Author : tmlab / Date : 2016. 10. 22. 02:54 / Category : Text Mining/Python
from sklearn.feature_extraction.text import CountVectorizer
vectorizer = CountVectorizer(min_df=1)
vectorizer
corpus = [
'This is the first document.',
'This is the second document.',
'And the third one',
'Is this the first document?',
]
x = vectorizer.fit_transform(corpus)
print(x)
# 최소 2글자 이상인 토큰으로 분석해줌
analyze = vectorizer.build_analyzer()
analyze("This is a text document to analyze.") == ['this', 'is', 'text', 'document', 'to', 'analyze']
vectorizer.get_feature_names() #이게 왜 되는거지?
x.toarray()
vectorizer.vocabulary_.get('document')
vectorizer.transform(['Something completely new.']).toarray()
bigram_vectorizer = CountVectorizer(ngram_range=(1, 2),
token_pattern=r'\b\w+\b',
min_df=1)
analyze = bigram_vectorizer.build_analyzer()

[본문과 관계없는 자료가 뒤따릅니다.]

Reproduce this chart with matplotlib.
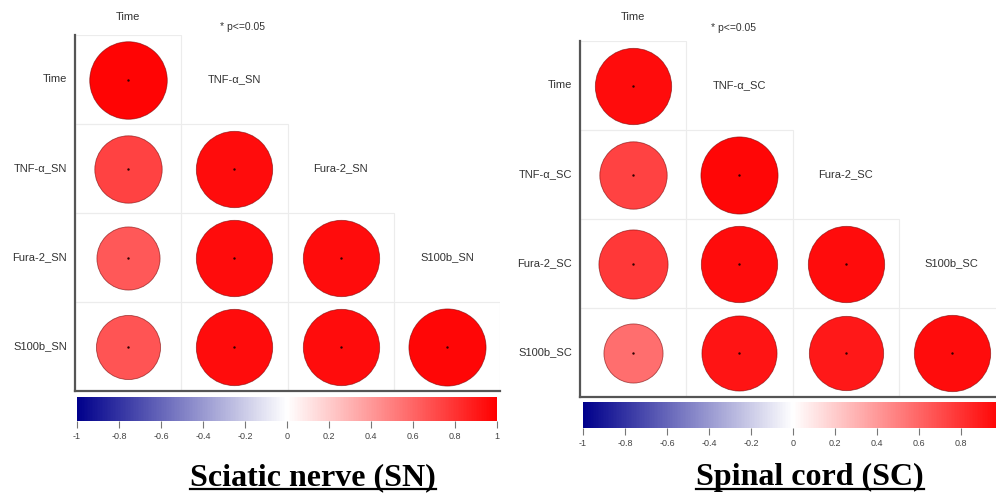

analyze('Bi-grams are cool!')
X_2 = bigram_vectorizer.fit_transform(corpus).toarray()
X_2
feature_index = bigram_vectorizer.vocabulary_.get('is this')
X_2[:, feature_index]
from sklearn.feature_extraction.text import TfidfTransformer
transformer = TfidfTransformer(smooth_idf=False) #IDF값의 분모와 분자에 1을 더하는 인수
transformer
counts = [[3, 0, 1],
[2, 0, 0],
[3, 0, 0],
[4, 0, 0],
[3, 2, 0],
[3, 0, 2]]
tfidf = transformer.fit_transform(counts)
tfidf
tfidf.toarray()
transformer = TfidfTransformer()
transformer.fit_transform(counts).toarray()
transformer.idf_
from sklearn.feature_extraction.text import TfidfVectorizer
vectorizer = TfidfVectorizer(min_df=1)
vectorizer.fit_transform(corpus)